Cloud competent to competitive advantage
By Ashok Mysore, VP, Regional Head – Delivery & Operation, ANZ
Wednesday, 20 October, 2021
Many enterprises are fast-tracking cloud adoption as it offers the computing power required to harness AI — which allows businesses to improve performance through increased intelligence, data-driven processes and personalised end-user experiences.
With the number of IoT-connected devices set to exceed 30 billion globally by 2025, and the volume of data generated each year to reach quintillions of megabytes, replacing and modernising on-premise legacy IT infrastructure is critical to business performance. This will provide the foundation for businesses to dynamically access, analyse and draw insights from vast datasets.
How can businesses futureproof to unlock the true power of data?
The answer lies in leveraging cloud computing and AI.
Infosys’s Cloud Radar 2021 investigated how enterprises have adopted cloud and used it to boost business performance. It showed that as cloud grows more pervasive within an organisation, it can provide a platform to deliver new capabilities such as cloud-based AI.
Infosys analysis shows that companies that have shifted their business functions deeply into the cloud — including customer relationship management, enterprise resource planning, procurement, and human resources systems — report a greater ability to extract value from data and AI.
Overall, approximately 28% of Infosys Cloud Radar respondents described their ability to unlock value from data and AI in the cloud as very mature. But that proportion jumps to 57% for enterprises with more than 80% of business functions in the cloud. This trend illustrates that an agile cloud platform helps an organisation leverage real-time insights from data with confidence and competence.
What do top cloud performers look like?
Cloud Radar 2021 identified financial services, telecom, high-tech and manufacturing companies as the most cloud-capable.
Top-performing financial services respondents demonstrated exceptional ability in using cloud and AI to enhance online customer experience, while high-performing telecom companies were using cloud and AI to forecast demand. The most cloud-competent high-tech and manufacturing businesses reported employing cloud and AI to improve quality control and product development.
In terms of the benefits, companies report using cloud to build platforms that help to better harness existing data, which AI models can then unlock new value from.
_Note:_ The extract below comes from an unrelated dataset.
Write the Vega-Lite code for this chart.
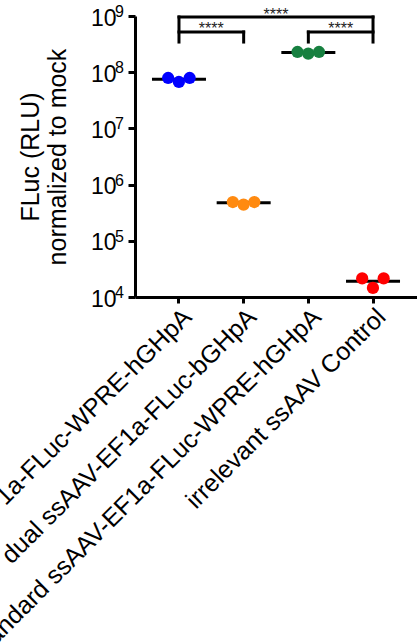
{
  "$schema": "https://vega.github.io/schema/vega-lite/v6.json",
  "autosize": {"type": "none"},
  "padding": {"left": 135, "top": 16, "right": 0, "bottom": 347},
  "width": 282,
  "height": 281,
  "config": {
    "view": {"stroke": null},
    "font": "Liberation Sans",
    "axis": {
      "domainColor": "black",
      "domainWidth": 3,
      "tickColor": "black",
      "tickWidth": 3,
      "labelColor": "black",
      "titleColor": "black",
      "grid": false,
      "labelFont": "Liberation Sans",
      "titleFont": "Liberation Sans"
    }
  },
  "datasets": {
    "points": [
      {"group": "dual ssAAV-EF1a-FLuc-WPRE-hGHpA", "rep": "a", "value": 78900000},
      {"group": "dual ssAAV-EF1a-FLuc-WPRE-hGHpA", "rep": "b", "value": 67000000},
      {"group": "dual ssAAV-EF1a-FLuc-WPRE-hGHpA", "rep": "c", "value": 78900000},
      {"group": "dual ssAAV-EF1a-FLuc-bGHpA", "rep": "a", "value": 490000},
      {"group": "dual ssAAV-EF1a-FLuc-bGHpA", "rep": "b", "value": 441000},
      {"group": "dual ssAAV-EF1a-FLuc-bGHpA", "rep": "c", "value": 490000},
      {"group": "standard ssAAV-EF1a-FLuc-WPRE-hGHpA", "rep": "a", "value": 229000000},
      {"group": "standard ssAAV-EF1a-FLuc-WPRE-hGHpA", "rep": "b", "value": 214000000},
      {"group": "standard ssAAV-EF1a-FLuc-WPRE-hGHpA", "rep": "c", "value": 229000000},
      {"group": "irrelevant ssAAV Control", "rep": "a", "value": 21400},
      {"group": "irrelevant ssAAV Control", "rep": "b", "value": 14500},
      {"group": "irrelevant ssAAV Control", "rep": "c", "value": 21400}
    ],
    "brackets": [
      {"x": 0, "x2": 3, "y": 960000000, "y2": 960000000},
      {"x": 0, "x2": 0, "y": 344000000, "y2": 960000000},
      {"x": 3, "x2": 3, "y": 344000000, "y2": 960000000},
      {"x": 0, "x2": 1, "y": 519000000, "y2": 519000000},
      {"x": 1, "x2": 1, "y": 344000000, "y2": 519000000},
      {"x": 2, "x2": 3, "y": 519000000, "y2": 519000000},
      {"x": 2, "x2": 2, "y": 344000000, "y2": 519000000}
    ],
    "stars": [
      {"x": 1.5, "y": 850000000, "label": "****"},
      {"x": 0.5, "y": 479000000, "label": "****"},
      {"x": 2.5, "y": 479000000, "label": "****"}
    ],
    "exponents": [
      {"v": 10000, "e": "4"},
      {"v": 100000, "e": "5"},
      {"v": 1000000, "e": "6"},
      {"v": 10000000, "e": "7"},
      {"v": 100000000, "e": "8"},
      {"v": 1000000000, "e": "9"}
    ]
  },
  "layer": [
    {
      "data": {"name": "points"},
      "encoding": {
        "x": {
          "field": "group",
          "type": "nominal",
          "sort": null,
          "scale": {
            "type": "band",
            "paddingInner": 0,
            "paddingOuter": 0.18,
            "domain": ["dual ssAAV-EF1a-FLuc-WPRE-hGHpA", "dual ssAAV-EF1a-FLuc-bGHpA", "standard ssAAV-EF1a-FLuc-WPRE-hGHpA", "irrelevant ssAAV Control"]
          },
          "axis": {
            "title": null,
            "labelAngle": -45,
            "labelAlign": "right",
            "labelBaseline": "top",
            "labelFontSize": 25,
            "labelLimit": 1000,
            "labelOverlap": false,
            "labelBound": false,
            "tickSize": 6,
            "labelPadding": 1
          }
        }
      },
      "layer": [
        {
          "mark": {"type": "tick", "color": "black", "thickness": 3, "size": 54},
          "encoding": {
            "y": {
              "aggregate": "mean",
              "field": "value",
              "type": "quantitative",
              "scale": {"type": "log", "domain": [10000, 1000000000], "nice": false},
              "axis": {
                "values": [10000, 100000, 1000000, 10000000, 100000000, 1000000000],
                "labelExpr": "'10'",
                "labelFontSize": 23,
                "labelBaseline": "middle",
                "labelOffset": 2,
                "tickSize": 7,
                "labelPadding": 12,
                "title": ["FLuc (RLU)", "normalized to mock"],
                "titleFontSize": 25,
                "titleFontWeight": "normal",
                "titlePadding": 20,
                "titleLineHeight": 27
              }
            }
          }
        },
        {
          "mark": {"type": "circle", "size": 150, "opacity": 1},
          "encoding": {
            "xOffset": {"field": "rep", "type": "nominal", "scale": {"type": "point", "domain": ["a", "b", "c"], "range": [21.5, 43], "padding": 0}},
            "y": {"field": "value", "type": "quantitative"},
            "color": {
              "field": "group",
              "type": "nominal",
              "scale": {
                "domain": ["dual ssAAV-EF1a-FLuc-WPRE-hGHpA", "dual ssAAV-EF1a-FLuc-bGHpA", "standard ssAAV-EF1a-FLuc-WPRE-hGHpA", "irrelevant ssAAV Control"],
                "range": ["#0000ff", "#ff8a10", "#178040", "#ff0000"]
              },
              "legend": null
            }
          }
        }
      ]
    },
    {
      "layer": [
        {
          "data": {"name": "brackets"},
          "mark": {"type": "rule", "color": "black", "strokeWidth": 3, "strokeCap": "square"},
          "encoding": {
            "x": {"field": "x", "type": "quantitative", "scale": {"domain": [-0.68, 3.68], "nice": false, "zero": false}, "axis": null},
            "x2": {"field": "x2"},
            "y": {"field": "y", "type": "quantitative"},
            "y2": {"field": "y2"}
          }
        },
        {
          "data": {"name": "stars"},
          "mark": {"type": "text", "fontSize": 16, "color": "#222222", "baseline": "alphabetic", "align": "center"},
          "encoding": {
            "x": {"field": "x", "type": "quantitative"},
            "y": {"field": "y", "type": "quantitative"},
            "text": {"field": "label"}
          }
        },
        {
          "data": {"name": "exponents"},
          "mark": {"type": "text", "fontSize": 16, "color": "black", "baseline": "middle", "align": "left", "dx": -20, "dy": -4, "clip": false},
          "encoding": {
            "x": {"datum": -0.68, "type": "quantitative"},
            "y": {"field": "v", "type": "quantitative"},
            "text": {"field": "e"}
          }
        }
      ]
    }
  ],
  "resolve": {"scale": {"x": "independent"}}
}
AI enables faster data processing, resulting in improved actionable insights that lead to more meaningful customer engagements, which in turn provide richer data that can be used to further train AI models.
How cloud improves profitability
Cloud has long helped companies save time and money. But now that cloud has grown more powerful and pervasive, businesses can unlock new capabilities that directly impact the bottom line. These capabilities include launching new products more quickly, as well as improved customer service and productivity.
Our Cloud Radar research puts the value of effective cloud usage at $414 billion in annual profits globally. For Australia and New Zealand specifically, effective cloud use could boost annual profits by $18 billion.
However, the research found that this bottom-line boost only kicks in once businesses have at least 60% of their IT infrastructure in the cloud.
Only 18% of companies in Australia and New Zealand report having at least 60% of their IT infrastructure in the cloud, behind the 20% in the US but ahead of the 13% in Europe, placing enterprises in the region around the middle of the pack. Two in five companies in Australia and New Zealand are hoping to hit the 60% by 2022.
In the short term that still leaves three in five companies in the region missing out on the competitive advantages offered by cloud maturity. These benefits include complete data visibility, which enables streamlining of all business processes whether you’re working in IT, product development or HR. In this context, cloud maturity delivers a double benefit to the bottom line, by not only driving operational efficiency but also unlocking new avenues for growth across the whole organisation.